MAGNET 1300 x 450 NOV10

Introduction

The Bhartiya Janata Party (BJP) promised a new education policy in its election campaign in 2014. The New Education Policy was drafted by a committee under the chairmanship of K Kasturirangan. It was released soon after the BJP government was sworn in a second time, on 30 May 2019.  It was modified in 2020 and the National Education Policy 2020 (NEP) was announced. It set the goal of transforming the system of education to meet the needs of the 21st Century India.    The NEP is expected to provide an overarching vision and comprehensive framework for both school and higher education across the country.  It is the third policy in Independent India.  A cursory reading of NEP makes one feel that the policy is to push a particular agenda. Venkatesh Athreya, in “News Click” dated 29 July 2019, commenting on the policy, says that the ‘Draft National Education Policy is Seductive Sophistry in Service of the RSS’.

Focus of the Policy

Before analysing the policy, it would be useful to understand NEP’s view of modern education and how it proposes to reform the educational system.   From the 65-page document, it is clear that the purpose of NEP is to restore India’s ancient system of education that was supposed to have existed in the ancient Takshasila and Nalanda. It suggests that India would become a knowledge superpower, if the nation restores the ancient education model.  NEP does not analyse who benefitted from the Vedic Education and whether this was accessible to all or was it available only to a socially elite class.

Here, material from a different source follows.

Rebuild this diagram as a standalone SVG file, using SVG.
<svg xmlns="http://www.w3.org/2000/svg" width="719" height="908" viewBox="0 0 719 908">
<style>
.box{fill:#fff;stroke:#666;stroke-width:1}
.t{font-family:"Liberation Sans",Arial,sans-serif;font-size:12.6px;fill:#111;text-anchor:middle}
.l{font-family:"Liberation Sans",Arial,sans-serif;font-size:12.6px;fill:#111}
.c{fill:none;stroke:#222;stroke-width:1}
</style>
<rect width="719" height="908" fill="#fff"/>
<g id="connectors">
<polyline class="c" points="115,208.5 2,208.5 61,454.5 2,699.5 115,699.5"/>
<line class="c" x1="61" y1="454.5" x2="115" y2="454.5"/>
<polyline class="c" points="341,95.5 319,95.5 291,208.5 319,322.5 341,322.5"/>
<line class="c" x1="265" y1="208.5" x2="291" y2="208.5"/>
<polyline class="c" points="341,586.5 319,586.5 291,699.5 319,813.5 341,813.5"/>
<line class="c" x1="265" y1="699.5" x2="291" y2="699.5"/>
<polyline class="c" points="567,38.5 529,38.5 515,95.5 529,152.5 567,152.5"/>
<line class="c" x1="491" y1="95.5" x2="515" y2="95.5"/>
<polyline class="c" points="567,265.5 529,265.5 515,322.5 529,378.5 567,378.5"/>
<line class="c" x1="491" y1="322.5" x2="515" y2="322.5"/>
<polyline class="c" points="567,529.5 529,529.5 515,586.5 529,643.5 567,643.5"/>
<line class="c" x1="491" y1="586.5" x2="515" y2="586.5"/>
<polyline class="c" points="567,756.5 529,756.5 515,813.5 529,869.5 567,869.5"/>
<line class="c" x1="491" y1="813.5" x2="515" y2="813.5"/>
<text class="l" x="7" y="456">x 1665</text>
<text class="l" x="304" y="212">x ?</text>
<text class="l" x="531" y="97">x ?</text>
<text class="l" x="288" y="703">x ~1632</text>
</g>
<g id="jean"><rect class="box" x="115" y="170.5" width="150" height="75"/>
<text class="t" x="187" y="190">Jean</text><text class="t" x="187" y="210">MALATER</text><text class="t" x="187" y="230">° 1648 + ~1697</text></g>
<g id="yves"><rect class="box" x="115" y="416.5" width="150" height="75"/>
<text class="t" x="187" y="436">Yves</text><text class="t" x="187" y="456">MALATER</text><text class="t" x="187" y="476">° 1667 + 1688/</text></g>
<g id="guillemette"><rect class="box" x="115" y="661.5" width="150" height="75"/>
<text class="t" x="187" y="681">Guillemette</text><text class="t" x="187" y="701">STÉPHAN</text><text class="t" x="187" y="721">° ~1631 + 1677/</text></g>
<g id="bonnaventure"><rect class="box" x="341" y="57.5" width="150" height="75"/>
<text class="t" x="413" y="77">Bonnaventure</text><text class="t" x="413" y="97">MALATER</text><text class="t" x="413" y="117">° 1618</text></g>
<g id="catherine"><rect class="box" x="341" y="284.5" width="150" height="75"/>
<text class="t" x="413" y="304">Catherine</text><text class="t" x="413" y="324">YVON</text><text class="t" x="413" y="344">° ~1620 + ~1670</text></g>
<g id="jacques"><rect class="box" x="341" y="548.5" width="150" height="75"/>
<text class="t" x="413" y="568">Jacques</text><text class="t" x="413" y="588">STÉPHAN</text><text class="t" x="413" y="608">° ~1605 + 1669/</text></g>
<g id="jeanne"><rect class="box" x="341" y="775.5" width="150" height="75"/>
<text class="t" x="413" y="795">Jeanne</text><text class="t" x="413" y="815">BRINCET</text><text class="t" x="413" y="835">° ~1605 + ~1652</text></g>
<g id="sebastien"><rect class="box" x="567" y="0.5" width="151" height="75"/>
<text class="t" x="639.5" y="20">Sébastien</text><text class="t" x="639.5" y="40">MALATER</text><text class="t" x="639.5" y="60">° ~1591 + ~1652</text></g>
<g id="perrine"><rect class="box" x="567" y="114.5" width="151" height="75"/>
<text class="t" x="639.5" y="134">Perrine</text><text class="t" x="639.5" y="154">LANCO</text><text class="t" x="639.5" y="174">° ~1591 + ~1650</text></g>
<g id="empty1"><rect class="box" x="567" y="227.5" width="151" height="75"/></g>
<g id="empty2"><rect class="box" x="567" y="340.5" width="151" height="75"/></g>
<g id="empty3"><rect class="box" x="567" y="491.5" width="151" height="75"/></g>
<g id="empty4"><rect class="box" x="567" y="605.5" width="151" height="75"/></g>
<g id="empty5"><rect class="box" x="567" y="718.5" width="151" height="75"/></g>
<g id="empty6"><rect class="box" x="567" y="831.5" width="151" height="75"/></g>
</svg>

It does not say if this ancient system had any democratic values, crucial to contemporary education.  What methodology NEP would use to create this idealized ancient education system is overlooked.  The reforms suggest a complete restructuring of education by imposing a centrally controlled, regulated and governed system of structures and agencies.   It follows the neoliberal capitalist higher education model formulated by Europe and the United States. An overemphasis of the ancient system of education and a leap to the 21st century conceals a discontinuity of historical evolution of educational progress, from the time of the British.